Most of those accused of witchcraft were women, Stephens says, but men also were singled out, as were children as young as 8 years old.

Without witnesses to--or physical evidence of--demonic acts, those who were accused were often just the victims of circumstances like living alone or simply being eccentric.

"Most were guilty of nothing at all, except for being at the wrong place at the wrong time, or of having offended a neighbor, who accused them either out of spite or while he or she was under torture for witchcraft her or himself," Stephens says. "There were women and men who claimed to have certain knowledge [related to witchcraft]--including that of herbs and potions and the chants that were performed while gathering or preparing them--but they did not claim to be in contact with demons."

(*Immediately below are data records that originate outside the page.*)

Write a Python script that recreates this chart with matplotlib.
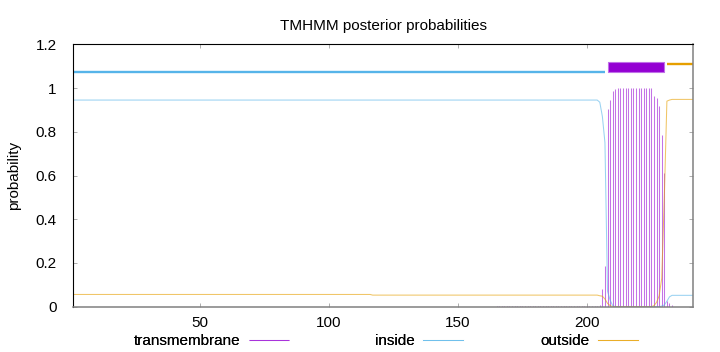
import numpy as np
import matplotlib
matplotlib.use("Agg")
import matplotlib.pyplot as plt

plt.rcParams['font.family'] = ['Liberation Sans', 'DejaVu Sans']

# ---------------- data ----------------
seq_len = 241
residues = np.arange(1, seq_len + 1)

# posterior probability of "inside"
inside_vals = ([0.945] * 204 +                      # 1-204
               [0.935, 0.87, 0.75, 0.07, 0.03, 0.005] +  # 205-210
               [0.0] * 18 +                          # 211-228
               [0.003, 0.008, 0.025, 0.045] +        # 229-232
               [0.052] * 9)                          # 233-241

# posterior probability of "outside"
outside_vals = ([0.056] * 116 +                      # 1-116
                [0.053] * 88 +                       # 117-204
                [0.05, 0.048, 0.035, 0.015, 0.005] + # 205-209
                [0.0] * 16 +                         # 210-225
                [0.005, 0.02, 0.05, 0.13, 0.5, 0.94, 0.945] +  # 226-232
                [0.948] * 9)                         # 233-241

# posterior probability of "transmembrane"
tm_vals = ([0.0] * 164 +                             # 1-164
           [0.004] * 40 +                            # 165-204
           [0.01, 0.082, 0.186] +                    # 205-207
           [0.903, 0.945, 0.988, 0.997] +            # 208-211
           [1.0] * 14 +                              # 212-225
           [0.964, 0.954, 0.918, 0.787, 0.613] +     # 226-230
           [0.027, 0.018, 0.008] +                   # 231-233
           [0.0] * 8)                                # 234-241

# predicted topology segments (start, end)
inside_seg = (1, 207)
tm_seg = (208, 230)
outside_seg = (231, 241)

x_ticks = [50, 100, 150, 200]
y_ticks = [0, 0.2, 0.4, 0.6, 0.8, 1.0, 1.2]
y_tick_labels = ['0', '0.2', '0.4', '0.6', '0.8', '1', '1.2']

# ---------------- style ----------------
c_tm = '#9400d3'
c_in = '#56b4e9'
c_out = '#e69f00'
FS = 11

fig = plt.figure(figsize=(7.2, 3.52), dpi=100)
ax = fig.add_axes([73.3 / 720, 1 - 306.7 / 352, (692.7 - 73.3) / 720, (306.7 - 44.3) / 352])

# posterior probabilities
h_tm = ax.vlines(residues, 0, tm_vals, colors=c_tm, linewidth=0.75, alpha=0.55,
                 label='transmembrane')
h_in, = ax.plot(residues, inside_vals, color=c_in, linewidth=0.75, alpha=0.6,
                label='inside')
h_out, = ax.plot(residues, outside_vals, color=c_out, linewidth=0.75, alpha=0.6,
                 label='outside')

# topology bars on top
ax.plot(inside_seg, [1.072, 1.072], color=c_in, linewidth=1.7,
        solid_capstyle='butt')
ax.fill_between(tm_seg, 1.072, 1.118, color=c_tm, linewidth=0.8,
                edgecolor='#c070e8')
ax.plot(outside_seg, [1.111, 1.111], color=c_out, linewidth=1.7,
        solid_capstyle='butt')

ax.set_xlim(1, seq_len)
ax.set_ylim(0, 1.2)
ax.set_xticks(x_ticks)
ax.set_xticklabels([str(t) for t in x_ticks])
ax.set_yticks(y_ticks)
ax.set_yticklabels(y_tick_labels)

ax.tick_params(axis='both', direction='in', length=3, width=0.6, color='#a0a0a0',
               labelsize=FS, labelcolor='black', top=True, right=True)
ax.tick_params(axis='y', pad=12)
ax.tick_params(axis='x', pad=7)

for s in ['left', 'top']:
    ax.spines[s].set_color('black')
    ax.spines[s].set_linewidth(0.8)
for s in ['bottom', 'right']:
    ax.spines[s].set_color('#808080')
    ax.spines[s].set_linewidth(1.1)

ax.set_title('TMHMM posterior probabilities', fontsize=FS, pad=10)
ax.set_ylabel('probability', fontsize=FS)
ax.yaxis.set_label_coords((21 - 73.3) / 619.4, 0.5)

# legend (gnuplot-style: text then sample, in one row)
ypos = 1 - 341 / 352
for h, lab, xr in [(h_tm, 'transmembrane', 289), (h_in, 'inside', 463),
                   (h_out, 'outside', 638)]:
    leg = fig.legend([h], [lab], loc='center right', bbox_to_anchor=(xr / 720, ypos),
                     frameon=False, markerfirst=False, fontsize=FS,
                     handlelength=2.6, handletextpad=0.55, borderpad=0,
                     borderaxespad=0)
    fig.add_artist(leg)

fig.savefig('out.png', dpi=100)
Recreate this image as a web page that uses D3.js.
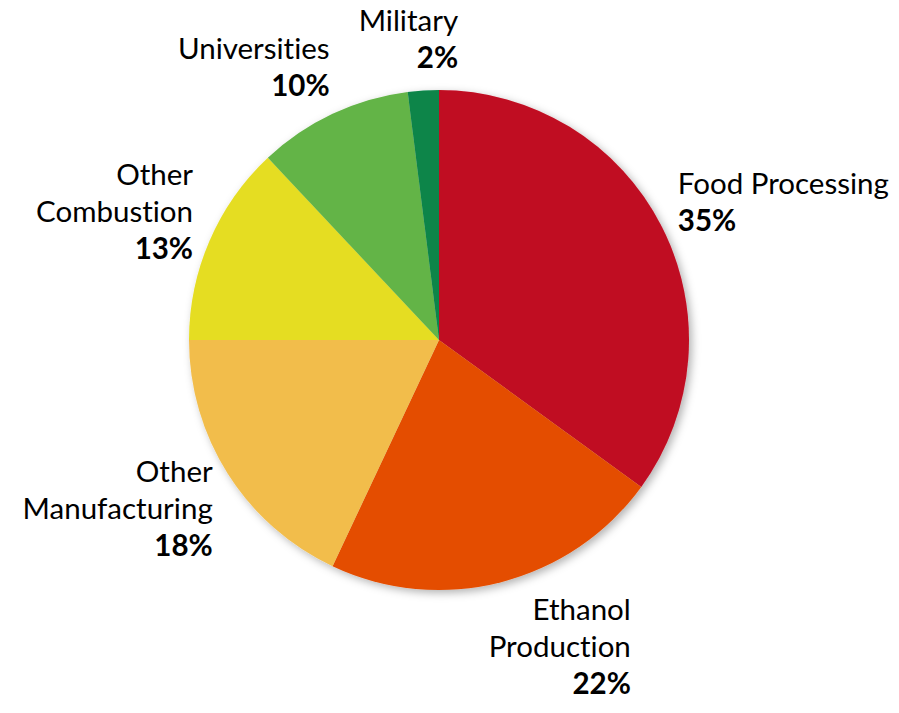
<!DOCTYPE html>
<html lang="en">
<head>
<meta charset="UTF-8">
<title>Pie</title>
<script src="https://d3js.org/d3.v7.min.js"></script>
<style>
  body { margin: 0; background: #fff; }
  text { font-family: Lato, "Open Sans", sans-serif; fill: #000; font-variant-ligatures: none; }
</style>
</head>
<body>
<div id="chart"></div>
<script>
// data
const categories = ["Food Processing", "Ethanol Production", "Other Manufacturing",
                    "Other Combustion", "Universities", "Military"];
const labelLines = [["Food Processing"], ["Ethanol", "Production"], ["Other", "Manufacturing"],
                    ["Other", "Combustion"], ["Universities"], ["Military"]];
const values = [35, 22, 18, 13, 10, 2];
const colors = ["#c00a20", "#e44e02", "#f2bd4c", "#e5dd24", "#63b446", "#0a8549"];

const width = 899, height = 713;
const cx = 439, cy = 340, R = 250;
const fontSize = 29.5, lineH = 37, capH = 22;

let svg = d3.select("#chart").append("svg")
    .attr("width", width)
    .attr("height", height);

// soft excel-ish shadow
let defs = svg.append("defs");
defs.append("filter")
    .attr("id", "shadow")
    .attr("x", "-10%").attr("y", "-10%").attr("width", "120%").attr("height", "120%")
  .append("feDropShadow")
    .attr("dx", 3).attr("dy", 3)
    .attr("stdDeviation", 4)
    .attr("flood-color", "#000")
    .attr("flood-opacity", 0.3);

let color = d3.scaleOrdinal().domain(categories).range(colors);

let arcs = d3.pie().sort(null).value(d => d.value)(
    categories.map((c, i) => ({ name: c, value: values[i], lines: labelLines[i] })));

let arc = d3.arc().innerRadius(0).outerRadius(R);

let g = svg.append("g").attr("transform", `translate(${cx},${cy})`);

g.append("g")
    .attr("filter", "url(#shadow)")
  .selectAll("path")
  .data(arcs)
  .enter()
  .append("path")
    .attr("d", arc)
    .attr("fill", d => color(d.data.name));

// labels: place the label block just outside the slice, along its mid angle
let labels = g.selectAll("text.lbl")
  .data(arcs)
  .enter()
  .append("text")
    .attr("class", "lbl")
    .attr("font-size", fontSize);

labels.each(function (d) {
    let t = d3.select(this);
    let lines = d.data.lines.concat([d.data.value + "%"]);
    lines.forEach((l, i) => {
        t.append("tspan")
            .attr("x", 0)
            .attr("dy", i == 0 ? 0 : lineH)
            .attr("font-weight", i == lines.length - 1 ? 700 : 400)
            .text(l);
    });
    let w = this.getBBox().width;
    let h = capH + (lines.length - 1) * lineH + 5;
    let a = (d.startAngle + d.endAngle) / 2;
    let s = Math.sin(a), c = Math.cos(a);
    let px = (R + 18) * s, py = -(R + 18) * c;
    let left;
    if (s >= 0) left = px - w * Math.pow(1 - s, 5) / 2;
    else left = px + w * Math.pow(1 + s, 5) / 2 - w;
    let top = py - h * (1 + c) / 2;
    let anchor = s > 0.5 ? "start" : "end";
    let x = anchor == "start" ? left : left + w;
    t.attr("text-anchor", anchor)
     .attr("y", top + capH);
    t.selectAll("tspan").attr("x", x);
});
</script>
</body>
</html>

In the 20th century, witches can be seen in kindly forms such as television's Sabrina the Teenage Witch or Glinda, the good witch, from the Wizard of Oz. Such representations are more a throwback to the origins of the witch myth rather than to the view of witches put forth by medieval theologians, Stephens says.

"The idea that 'the power is just there' [in witches] is much closer to what witchcraft was before early modern Christian clergy got hold of it," Stephens says. "Popular witchcraft always tried to keep the idea that witches could perform both helpful, white [magic] and harmful, black magic. But clerical theorists opposed this idea. They needed all of it to be evil so they could investigate it."